The SINE Player plug-in from Orchestral Tools is now home to a new collection of samples made with non-traditional means that are perfect for creating soundscapes with. The set is called “FABRIK”, a name that calls up images of industrialisation.
With the new FABRIK series, the Orchestral Tools designers have created a new set of virtual instruments by combining sounds from field recordings, electronic noise, and unusual acoustic instruments. There are two collections in FABRIK: Transit and Radome.
The byline of the Transit set reads “Cities in motion”. It contains Bass, Pads and Analogue Synthesiser categories with samples that include tonal, atonal and percussive instruments. The Pads category, for example, contains samples such as “Engine start”, “Harmonic Rotor”, “Stoker”… The Bass category includes “Petroleum” and “Spark Plug”, and so on…
While Spark Plug and Engine Start make sense as descriptions — although they sound different from what I associate with those names — some of the names are really far-fetched. An example is Petroleum. All I can associate with petroleum is the sound of an explosion. That, it is not in the Transit set. Petroleum sounds like a slightly altered synthesiser (sine?) wave sound.
That’s a problem I have with many of the Transit samples — the naming scheme is like with any synth patch: obscure. I also found that some of them sound like if you have a synthesiser, you can make them yourself. To be honest, that is generously compensated for by others — the atonal noise samples that sound like they were recorded close to a steam engine come to mind — but even then, I found the Transit set a bit of a mixed bag.
The Radome set is of an entirely different level, at least in my opinion. It says on the box it’s experimental cello and, while I am absolutely not an avid avant-garde music listener, the samples you’ll find in Radome are unsurpassed when you’re going to create music as well as soundscapes. The timbres in this set range from very, very dark to quite bright.
Of some of the samples included with Radome, I didn’t even know you could create those using a bowed instrument without wreaking it. These are very rich tones, some of them not harmonious at all, but then you hit a chord that’s not supposed to work well and suddenly you’re exposed to a strange, diaphonous sound.

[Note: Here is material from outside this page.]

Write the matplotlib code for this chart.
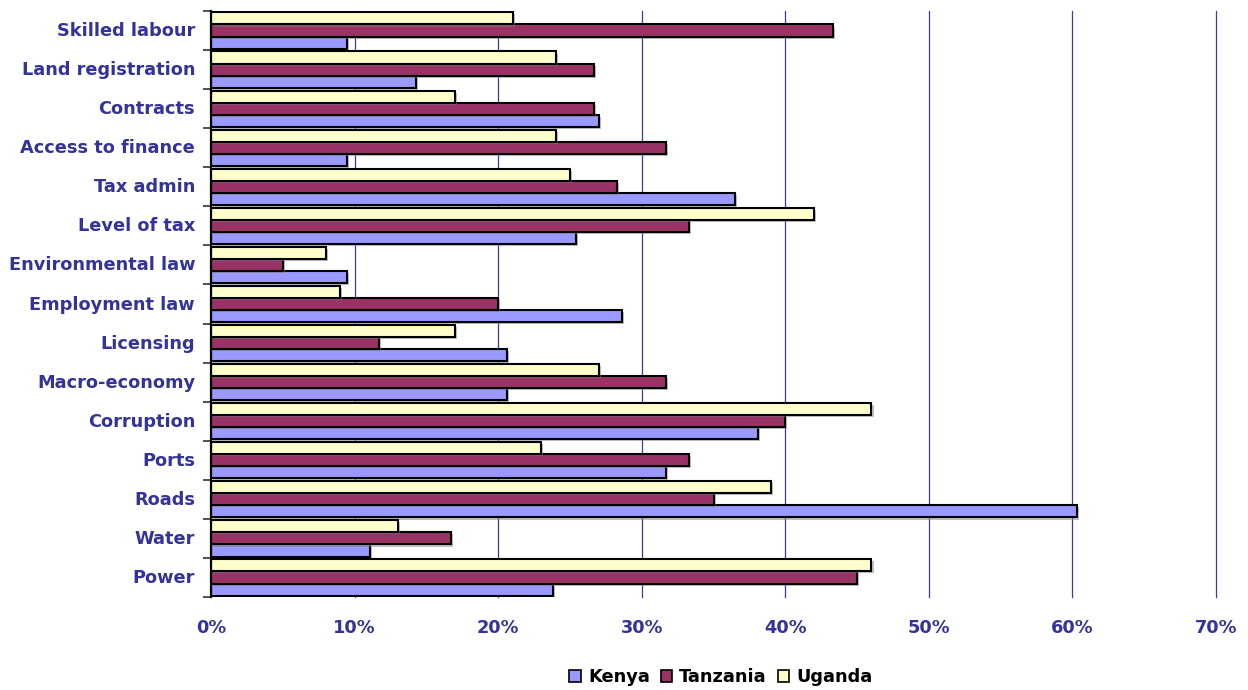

In this set you’ll find glissandi like you’ve never heard them. I know “normal” glissandi sound a bit off-tune due to the technique being used. You’ll find those in the Berlin Series (which is a stunningly good bundle — read my review here). However, many of the ones you’ll find in the Radome set are more exciting than the “normal” ones. They make you sit on the edge of your seat because they sound like you’re in a completely different universe. Use these with a matching film scene and your audience will find themselves submerged in the emotion you’re trying to get across.
Almost everything in Radome is surprising in the best sense of the word. And Radome keeps on giving. The folder “Transformed” holds samples that are played on the cello but have been altered or “enriched” by using a synth (or perhaps algorithmic effects). The Transformed sounds find themselves on the edge of two sonic worlds: that of an analogue instrument answering to the laws of physics and that of an electronic world where anything goes.
These do suffer from the same naming fuzziness as synth patches do (unless, of course, you know instinctively what “Thyratron” sounds like), but they’re truly unique, so you won’t mind. The “Parabola” sample, for example, is a drone that sounds very rich, not at all like a cello and yet…
In this folder, you’ll also find Textures, Static and Interference, Pulse, and Noise samples.
Playing any of the Transit and Radome patches in Sine Player is like with every other Orchestral Tools instrument. Mastering this environment takes less than an hour and from then on it’s enjoying the most beautiful sampled instruments and expressions (articulations) or, in the case of FABRIK, novel sound samples that allow you to create unique audio projects.
FABRIK is available from the Orchestral Tools website with Transit retailing at EUR 39.00 (EUR 29 at the time of writing) and Radome at EUR 69.00 (EUR 49 at the time of writing).